Menurut Beny, kliennya selaku pelapor sangat kecewa dan putus asa dengan hasil gelar perkara. Sebab, gelar perkara itu dinilai tidak berimbang dan tidak mencerminkan rasa keadilan bagi pelapor. Pasalnya, dalam proses gelar perkara yang hanya dilakukan secara internal itu tidak melibatkan pihak pelapor untuk memastikan kesesuaian saksi, saksi pelapor dan terlapor untuk kejelasan perkara.

“Gelar perkara kan merupakan bagian dari proses dan sistem peradilan pidana terpadu (integrated criminal justice system). Kalau secara formal, gelar perkara atau biasa disebut dengan ekspos perkara dilakukan oleh penyidik dengan menghadirkan pihak pelapor dan terlapor. Jika tidak menghadirkan pelapor dan terlapor maka gelar perkara yang dilakukan, dapat cacat hukum. Padahal kita berkeyakinan bahwa itu adalah tindak pidana pemerasan dengan kekerasan sebagaimana dimaksud dalam Pasal 368 KUH Pidana. Dimana unsur-unsur pemerasan dengan kekerasan sudah terpenuhi menurut analisa pandangan hukum kita, point’ yang pertama karena adanya penghadangan yang dinilai ngawur dan kasar oleh sejumlah oknum Debt Collector (red. Terlapor ). Mereka menghadang dengan memotong jalan secara tiba tiba di depan saksi pelapor yang pada saat itu tengah mengendarai mobilnya, dan hal itu bisa saja beresiko mengancam jiwa saksi pelapor dan sangat berbahaya sekali jika sampai terjadi kecelakaan, perilaku intimidatif itu membuat saksi pelapor secara psikologis tertekan hingga terpaksa melakukan sesuatu untuk terlapor dengan menyerahkan kunci mobil hingga menandatangi berita acara penyerahan mobil yang disodorkan oleh terlapor, apakah itu bukan suatu bentuk pemerasan dengan kekerasan? Maka dari itu harapan kita, kegiatan penyelidikan ini dapat ditingkatkan ke tahap tingkat penyidikan. Suratnya nanti ke Kabareskrim UP Karo Wasidik Mabes Polri, sekaligus ke Kompolnas” kata Beny menambahkan.

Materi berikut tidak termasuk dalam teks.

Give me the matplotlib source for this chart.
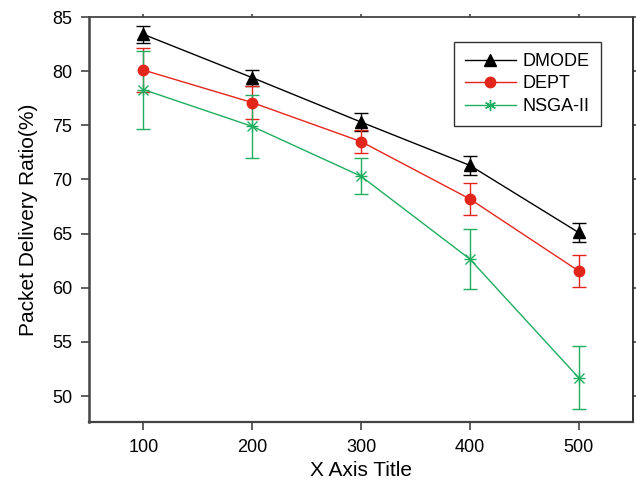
import matplotlib
matplotlib.use('Agg')
import matplotlib.pyplot as plt
from matplotlib.lines import Line2D

plt.rcParams['font.family'] = ['Liberation Sans', 'DejaVu Sans']

x = [100, 200, 300, 400, 500]
dmode = [83.4, 79.4, 75.3, 71.3, 65.1]
dmode_err = [0.8, 0.75, 0.8, 0.9, 0.9]
dept = [80.1, 77.1, 73.5, 68.2, 61.55]
dept_err = [2.0, 1.5, 1.1, 1.5, 1.5]
nsga = [78.3, 74.9, 70.3, 62.65, 51.7]
nsga_err = [3.6, 2.9, 1.65, 2.8, 2.9]

black = '#000000'
red = '#e3261c'
green = '#1fae5f'

fig = plt.figure(figsize=(6.36, 4.86), dpi=100)
ax = fig.add_axes([89/636, 1-422/486, (633-89)/636, (422-17)/486])

ax.errorbar(x, dmode, yerr=dmode_err, color=black, marker='^', markersize=8,
            lw=1, capsize=5, elinewidth=1)
ax.errorbar(x, dept, yerr=dept_err, color=red, marker='o', markersize=7.5,
            lw=1, capsize=5, elinewidth=1)
ax.errorbar(x, nsga, yerr=nsga_err, color=green, marker='x', markersize=7,
            mew=1, lw=1, capsize=5, elinewidth=1)
# extra arms to make the star marker
ax.plot(x, nsga, ls='none', marker='+', markersize=8, mew=1, color=green)

ax.set_xlim(50, 550)
ax.set_ylim(47.6, 85)
ax.set_xticks(x)
ax.set_yticks([50, 55, 60, 65, 70, 75, 80, 85])
ax.tick_params(axis='both', labelsize=13, direction='out', length=6, width=1.2,
               pad=6, color='#444444', top=True, right=True)
# short ticks on top and right
for t in ax.xaxis.get_major_ticks() + ax.yaxis.get_major_ticks():
    t.tick2line.set_markersize(2)
for s in ax.spines.values():
    s.set_linewidth(1.3)
    s.set_color('#444444')
ax.spines['left'].set_linewidth(1.8)
ax.spines['bottom'].set_linewidth(1.6)
ax.spines['right'].set_color('#222222')

ax.set_xlabel('X Axis Title', fontsize=15, labelpad=4)
ax.set_ylabel('Packet Delivery Ratio(%)', fontsize=15, labelpad=10)

handles = [
    Line2D([], [], color=black, marker='^', markersize=8, lw=1),
    Line2D([], [], color=red, marker='o', markersize=7.5, lw=1),
    Line2D([], [], color=green, marker=(6, 2, 0), markersize=8, lw=1, mew=1),
]
leg = ax.legend(handles, ['DMODE', 'DEPT', 'NSGA-II'], loc='upper right',
                bbox_to_anchor=(0.957, 0.96), fontsize=13,
                frameon=True, fancybox=False, edgecolor='black', handlelength=2.8,
                borderpad=0.6, labelspacing=0.3, handletextpad=0.4)
leg.get_frame().set_linewidth(1)

fig.savefig('out.png', dpi=100)
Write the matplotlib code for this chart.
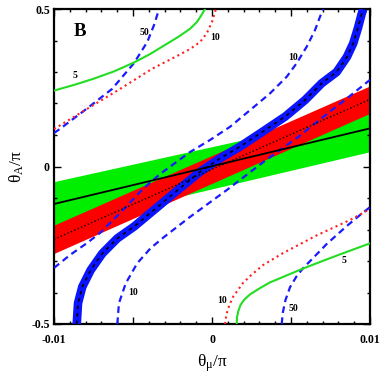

Melihat kejanggalan hingga berakhir dihentikannya perkara tersebut, Beny berharap agar Mabes Polri dan Kompolnas berkenan menginstruksikan atau merekomendasikan kepada penyidik Polres Jombang untuk melakukan gelar perkara ulang.

Kasatreskrim Polres Jombang, AKP Aldo Febrianto saat dikonfirmasi perihal tersebut sabtu (3/6/2023) melalui whatsapp masih belum ada jawaban.